IT IS very important for children to have gratitude, not just for the gifts they are given. It also helps them appreciate the people in their life and the blessings they receive. In a nutshell, it makes them happier.
Gratitude is not something you’re born with. It has to be taught when children are small. Practising gratitude often will turn it into a habit, says counselling psychologist Ivy Tan.
“It’s best to start at home when the kids are small. They can start with learning how to say ‘thank you’ and ‘you’re welcome’. They may not really know what it means at age two, but eventually they will be able to understand as they get older,” says Tan.
Most parents worry about spoiling their children with expensive gifts; that it will make them less grateful, but Tan says this is not the case. Being given expensive toys is not a prerequisite to growing up ungrateful. Parents need to teach them values as they shower such gifts on them.
However, if children are only showered with expensive toys, then there is a risk that they will grow up thinking that only expensive toys are good and that they don’t have to be grateful for the cheaper ones.
“Then you are teaching the wrong values and the children pick that up. That is one of the things that results in kids not valuing what they have.
“Buying things for kids is fine, it’s just what message that gets across to the kids,” says Tan.
Similarly, parents should be role models for their children because children learn from what they see.
Tan explains that children watch how their parents treat others and they will emulate what they see. Parents should then be careful of what they are unconsciously teaching their children through their actions. In fact, they can even consciously teach their children to respect others and be thankful to them.
“You can say, we should thank Kakak (in this case, the helper) for helping us cook tonight, and things like that. If the mum and dad don’t show it, the children will never know that this is an act of gratitude. Then the children will grow up feeling entitled and think Kakak is supposed to do the work.
“A sense of entitlement comes when children have not been taught how to appreciate. There are a lot of teaching moments as your children grow up.
“This is something children will pick up from adults around them, like being nice to people and being kind. Children will model what they see,” says Tan.
She explains that gratitude is also about teaching children to be grateful for what they have instead of always wanting more.
A family that is poorer can also bring up their children to learn gratitude in the sense that they have limited food and things, but they’re happy.
Monkey see, monkey do
“If you want children to be kind and generous, to be grateful, you need to start with parenting yourself first. You need to have your own self-awareness. If you are a parent who always complains about your children not being grateful for all the things you buy for them, then you have to stop and think, ‘what did I do?’ Did you instil a value of materialistic meaning to your children, or what did you do to make your children see toys as just toys and with no value to them.

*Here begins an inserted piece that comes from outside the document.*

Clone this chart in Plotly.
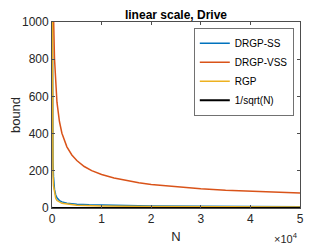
import plotly.graph_objects as go

# Data
n_ss = [20, 50, 100, 200, 300, 500, 750, 1000, 1500, 2000, 3000, 5000, 7500, 10000, 15000, 20000, 30000, 40000, 50000]
drgp_ss = [1500, 950, 500, 250, 170, 100, 70, 55, 40, 33, 26, 20, 17, 15, 12, 11, 9, 8, 7]

n_vss = [100, 200, 300, 500, 750, 1000, 1500, 2000, 3000, 4000, 5000, 6500, 8000, 10000, 12500, 15000, 17500, 20000, 25000, 30000, 35000, 40000, 45000, 50000]
drgp_vss = [1800, 1270, 1040, 805, 657, 569, 465, 402, 329, 285, 255, 223, 201, 180, 161, 147, 136, 127, 114, 104, 96, 90, 85, 81]

n_rgp = [10, 50, 100, 200, 300, 500, 750, 1000, 2000, 5000, 10000, 20000, 30000, 40000, 50000]
rgp = [1500, 700, 350, 180, 120, 75, 52, 40, 25, 15, 11, 8, 6.5, 5.5, 5]

n_ref = [1, 4, 25, 100, 1000, 10000, 50000]
inv_sqrt = [1, 0.5, 0.2, 0.1, 0.032, 0.01, 0.0045]

x_tickvals = [0, 10000, 20000, 30000, 40000, 50000]
x_ticktext = ["0", "1", "2", "3", "4", "5"]
y_tickvals = [0, 200, 400, 600, 800, 1000]

colors = ["#0072BD", "#D95319", "#EDB120", "#000000"]
FONT = "Liberation Sans, Arial, sans-serif"

# page body has an 8px margin, so the figure is sized to fit the 332x249 window
W, H = 324, 241
L, R, T, B = 44, 32, 14, 41
PW, PH = W - L - R, H - T - B

fig = go.Figure()
fig.add_trace(go.Scatter(x=n_ss, y=drgp_ss, mode="lines", name="DRGP-SS",
                         line=dict(color=colors[0], width=1.5)))
fig.add_trace(go.Scatter(x=n_vss, y=drgp_vss, mode="lines", name="DRGP-VSS",
                         line=dict(color=colors[1], width=1.5)))
fig.add_trace(go.Scatter(x=n_rgp, y=rgp, mode="lines", name="RGP",
                         line=dict(color=colors[2], width=1.5)))
fig.add_trace(go.Scatter(x=n_ref, y=inv_sqrt, mode="lines", name="1/sqrt(N)",
                         line=dict(color=colors[3], width=2)))

axis_common = dict(
    showgrid=False, zeroline=False, showline=True, linecolor="#4d4d4d", linewidth=0.8,
    mirror="ticks", ticks="inside", ticklen=3, tickcolor="#4d4d4d",
    tickfont=dict(family=FONT, size=12, color="#262626"),
)

fig.update_layout(
    width=W, height=H,
    margin=dict(l=L, r=R, t=T, b=B, autoexpand=False),
    paper_bgcolor="white", plot_bgcolor="white",
    title=dict(text="<b>linear scale, Drive</b>", x=(L + PW / 2) / W, xanchor="center",
               y=1 - 6.5 / H, yanchor="middle",
               font=dict(family=FONT, size=12, color="#000")),
    xaxis=dict(range=[0, 50000], tickvals=x_tickvals, ticktext=x_ticktext,
               title=dict(text="N", standoff=6,
                          font=dict(family=FONT, size=13, color="#262626")),
               **axis_common),
    yaxis=dict(range=[0, 1000], tickvals=y_tickvals,
               title=dict(text="bound", standoff=6,
                          font=dict(family=FONT, size=13, color="#262626")),
               **axis_common),
    legend=dict(x=(PW - 6) / PW, xref="paper", xanchor="right",
                y=1 - 6 / PH, yanchor="top",
                bgcolor="white", bordercolor="#4d4d4d", borderwidth=0.8,
                font=dict(family=FONT, size=10, color="#000"),
                tracegroupgap=0, itemwidth=30),
    showlegend=True,
)

fig.add_annotation(text="×10<sup>4</sup>", xref="paper", yref="paper",
                   x=1.0, y=-(239 - 200) / PH, xanchor="right", yanchor="bottom",
                   showarrow=False,
                   font=dict(family=FONT, size=11, color="#262626"))

fig.write_html("out.html")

“You can instil meaning in the toys, that toys need to be taken care of,” says Tan. She explains that if children don’t know how to appreciate a toy and just end up breaking it, then they should be taught the consequences of their actions. If you just keep replacing the toy, then you would be teaching them not to value the toy.
“When they learn to appreciate toys, then they would take care of them and they would be thankful to whoever bought the toys for them,” says Tan.
Apart from teaching children to say thank you and modelling gratitude, it also helps to explain to them why they should be grateful for something.
For example, when giving a child a book, you wouldn’t just say it’s an expensive book, take care of it well. It’s better to explain why they should take care of it – perhaps because Grandpa went to China and bought it, then carried it back in the plane, or because it was a hard to find item. Then they will learn why they need to look after the book and value it.
Tan questions what parents teach if they say it’s okay each time their children scribble on their books.
“What values are you trying to teach the children? That it’s okay to scribble on a book rather
than appreciate it,” says Tan.
School-aged children would understand better what a thank you means. They would know that a thank you means that they are being appreciated, validated and acknowledged.